**DATA SHOWN:**
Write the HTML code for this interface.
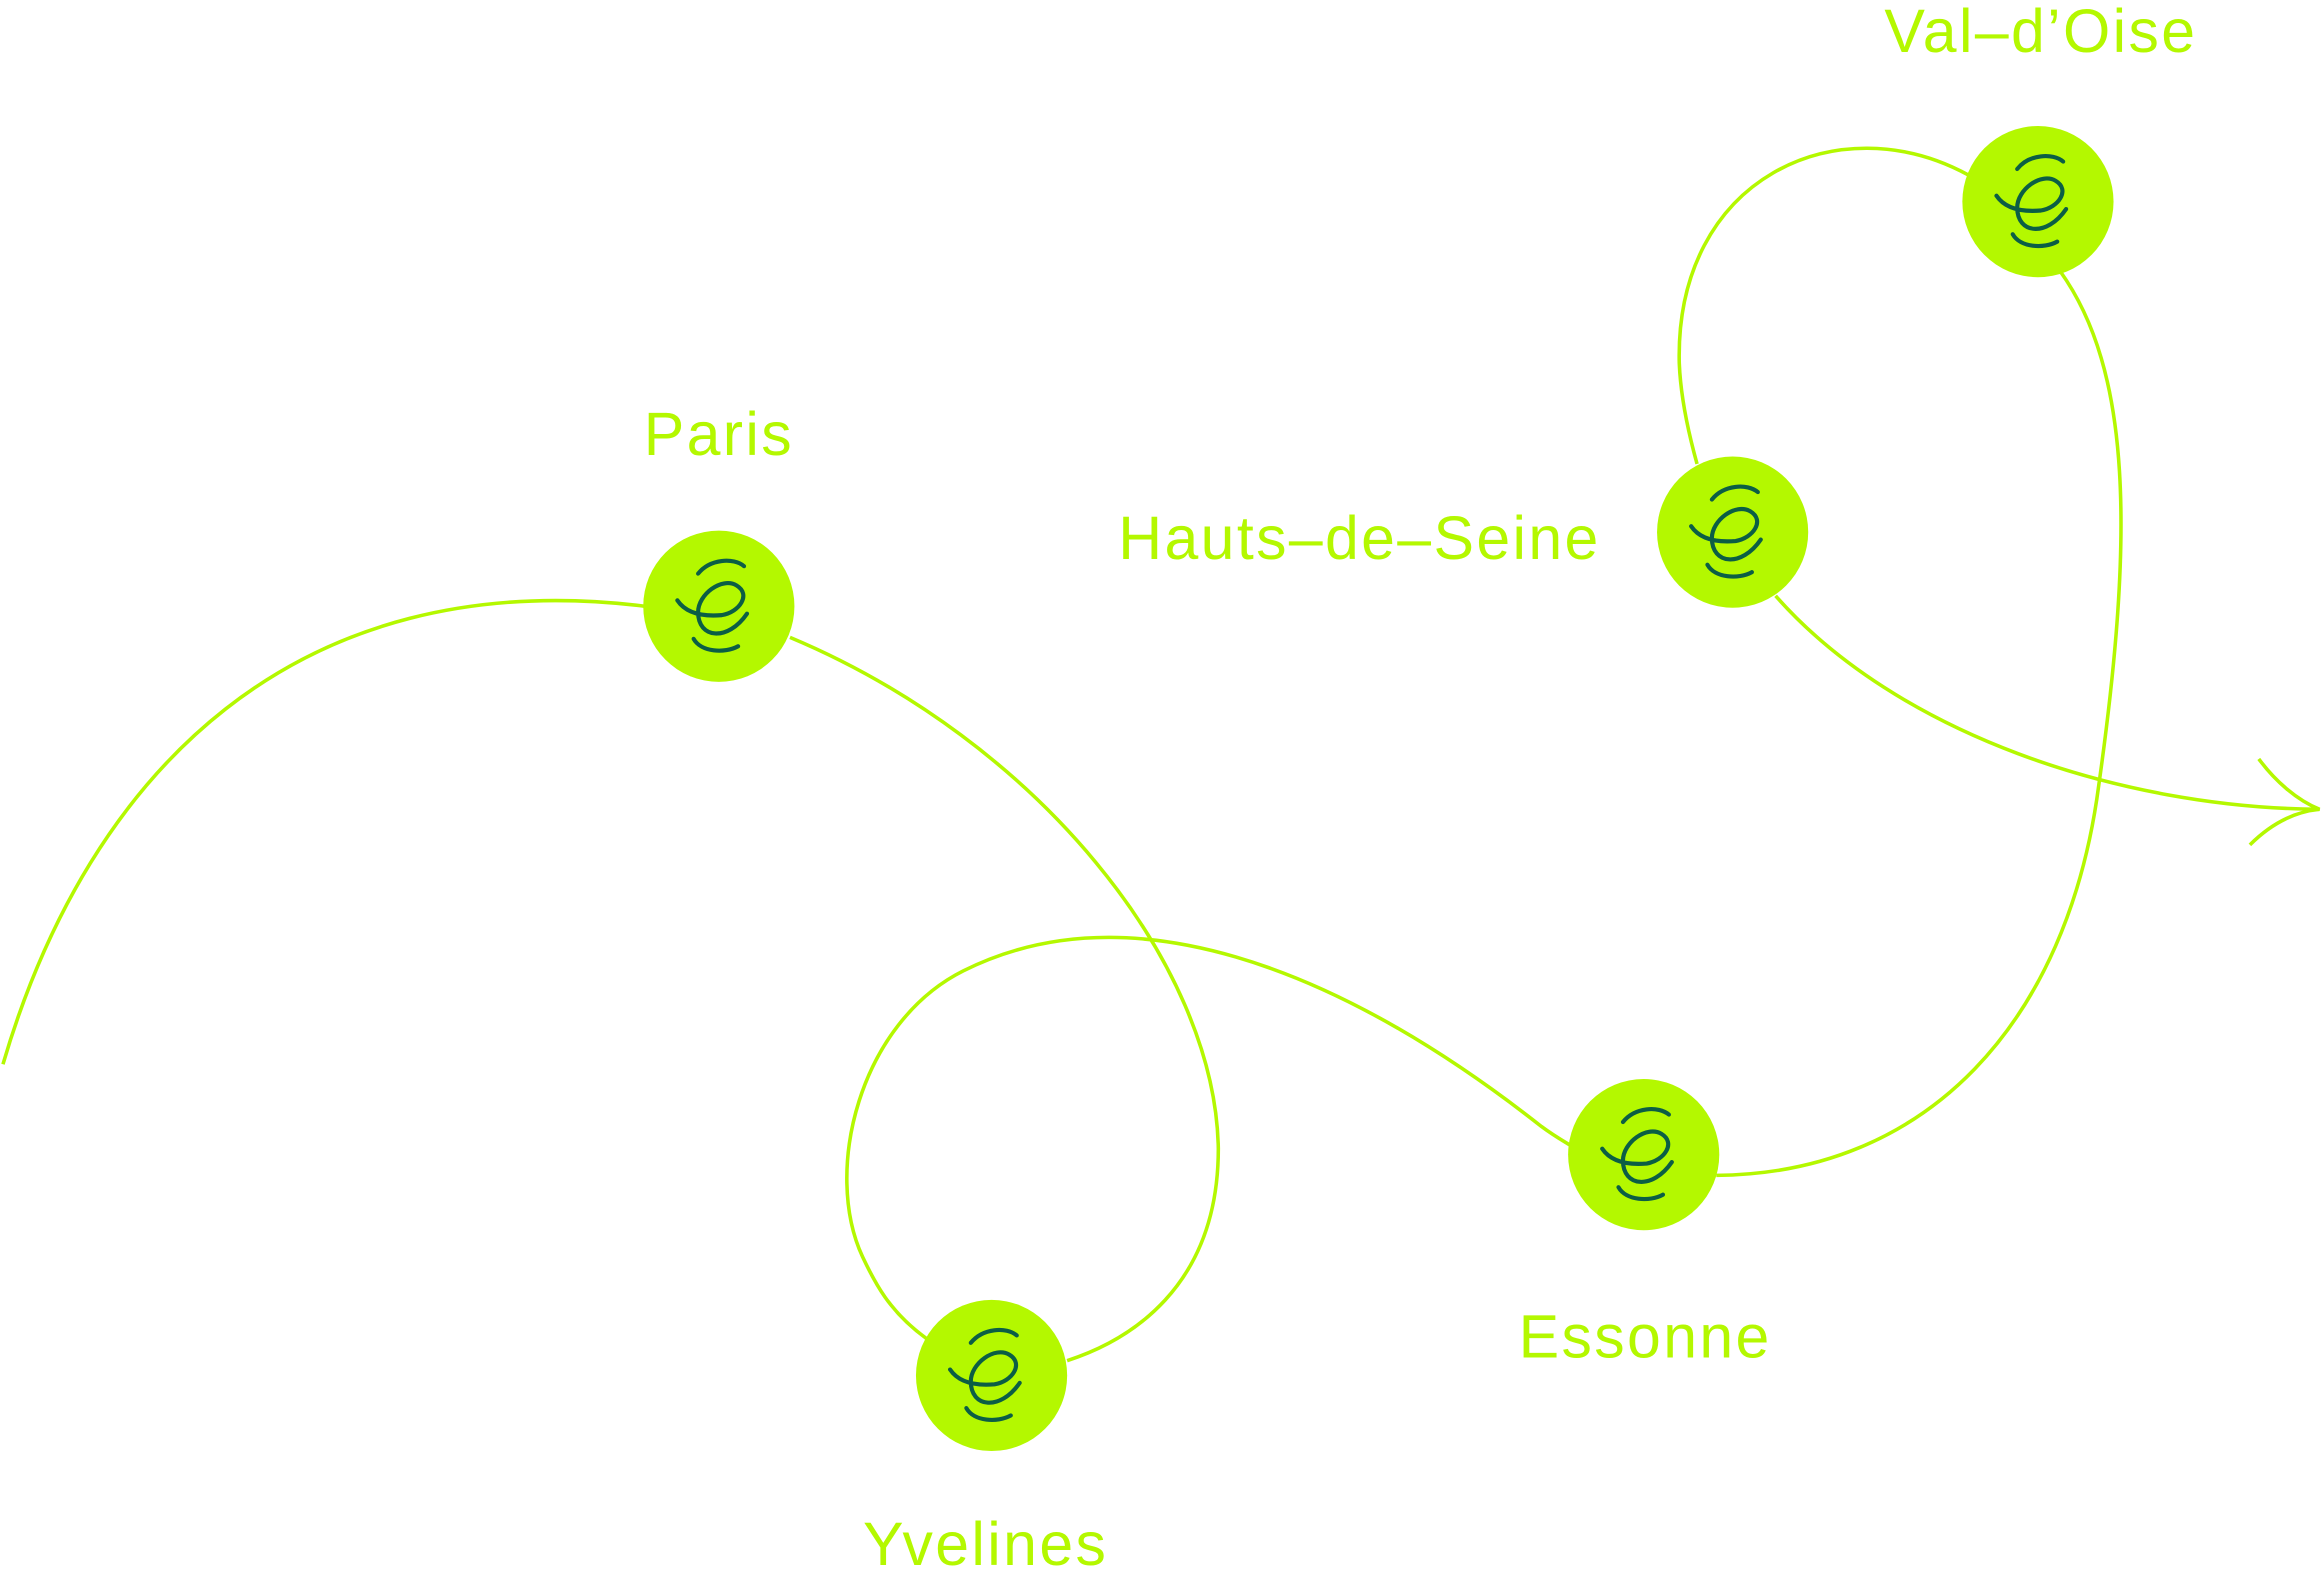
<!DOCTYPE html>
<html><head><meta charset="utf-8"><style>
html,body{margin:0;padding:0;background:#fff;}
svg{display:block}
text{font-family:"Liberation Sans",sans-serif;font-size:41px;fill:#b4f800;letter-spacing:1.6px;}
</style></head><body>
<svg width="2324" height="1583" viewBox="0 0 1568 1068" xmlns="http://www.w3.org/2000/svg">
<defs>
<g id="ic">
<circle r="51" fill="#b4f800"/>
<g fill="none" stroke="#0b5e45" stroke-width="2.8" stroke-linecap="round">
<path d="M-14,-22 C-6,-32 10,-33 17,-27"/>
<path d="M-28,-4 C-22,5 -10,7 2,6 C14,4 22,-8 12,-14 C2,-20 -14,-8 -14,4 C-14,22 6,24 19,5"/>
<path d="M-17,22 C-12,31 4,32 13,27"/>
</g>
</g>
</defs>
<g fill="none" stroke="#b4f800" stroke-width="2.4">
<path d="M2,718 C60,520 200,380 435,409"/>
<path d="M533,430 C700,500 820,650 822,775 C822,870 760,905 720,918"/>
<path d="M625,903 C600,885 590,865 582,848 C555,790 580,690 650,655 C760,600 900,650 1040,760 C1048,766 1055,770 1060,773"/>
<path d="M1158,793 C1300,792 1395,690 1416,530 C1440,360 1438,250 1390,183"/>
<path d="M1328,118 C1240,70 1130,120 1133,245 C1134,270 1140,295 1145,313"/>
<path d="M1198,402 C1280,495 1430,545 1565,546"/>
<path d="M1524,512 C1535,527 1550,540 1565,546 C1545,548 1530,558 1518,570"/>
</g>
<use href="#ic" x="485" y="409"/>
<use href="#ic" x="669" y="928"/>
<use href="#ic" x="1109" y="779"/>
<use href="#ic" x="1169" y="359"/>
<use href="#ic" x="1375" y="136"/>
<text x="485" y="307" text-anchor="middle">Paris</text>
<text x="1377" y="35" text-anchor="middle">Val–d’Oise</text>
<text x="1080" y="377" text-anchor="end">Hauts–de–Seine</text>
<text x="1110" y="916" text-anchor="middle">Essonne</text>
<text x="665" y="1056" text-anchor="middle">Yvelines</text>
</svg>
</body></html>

**DO THIS:** The listing above must be printed again exactly, minus its pictures.

**FINAL ANSWER:**
Write the HTML code for this interface.
<!DOCTYPE html>
<html><head><meta charset="utf-8"><style>
html,body{margin:0;padding:0;background:#fff;}
svg{display:block}
text{font-family:"Liberation Sans",sans-serif;font-size:41px;fill:#b4f800;letter-spacing:1.6px;}
</style></head><body>
<svg width="2324" height="1583" viewBox="0 0 1568 1068" xmlns="http://www.w3.org/2000/svg">
<defs>
<g id="ic">
<circle r="51" fill="#b4f800"/>
<g fill="none" stroke="#0b5e45" stroke-width="2.8" stroke-linecap="round">
<path d="M-14,-22 C-6,-32 10,-33 17,-27"/>
<path d="M-28,-4 C-22,5 -10,7 2,6 C14,4 22,-8 12,-14 C2,-20 -14,-8 -14,4 C-14,22 6,24 19,5"/>
<path d="M-17,22 C-12,31 4,32 13,27"/>
</g>
</g>
</defs>
<g fill="none" stroke="#b4f800" stroke-width="2.4">
<path d="M2,718 C60,520 200,380 435,409"/>
<path d="M533,430 C700,500 820,650 822,775 C822,870 760,905 720,918"/>
<path d="M625,903 C600,885 590,865 582,848 C555,790 580,690 650,655 C760,600 900,650 1040,760 C1048,766 1055,770 1060,773"/>
<path d="M1158,793 C1300,792 1395,690 1416,530 C1440,360 1438,250 1390,183"/>
<path d="M1328,118 C1240,70 1130,120 1133,245 C1134,270 1140,295 1145,313"/>
<path d="M1198,402 C1280,495 1430,545 1565,546"/>
<path d="M1524,512 C1535,527 1550,540 1565,546 C1545,548 1530,558 1518,570"/>
</g>
<use href="#ic" x="485" y="409"/>
<use href="#ic" x="669" y="928"/>
<use href="#ic" x="1109" y="779"/>
<use href="#ic" x="1169" y="359"/>
<use href="#ic" x="1375" y="136"/>
<text x="485" y="307" text-anchor="middle">Paris</text>
<text x="1377" y="35" text-anchor="middle">Val–d’Oise</text>
<text x="1080" y="377" text-anchor="end">Hauts–de–Seine</text>
<text x="1110" y="916" text-anchor="middle">Essonne</text>
<text x="665" y="1056" text-anchor="middle">Yvelines</text>
</svg>
</body></html>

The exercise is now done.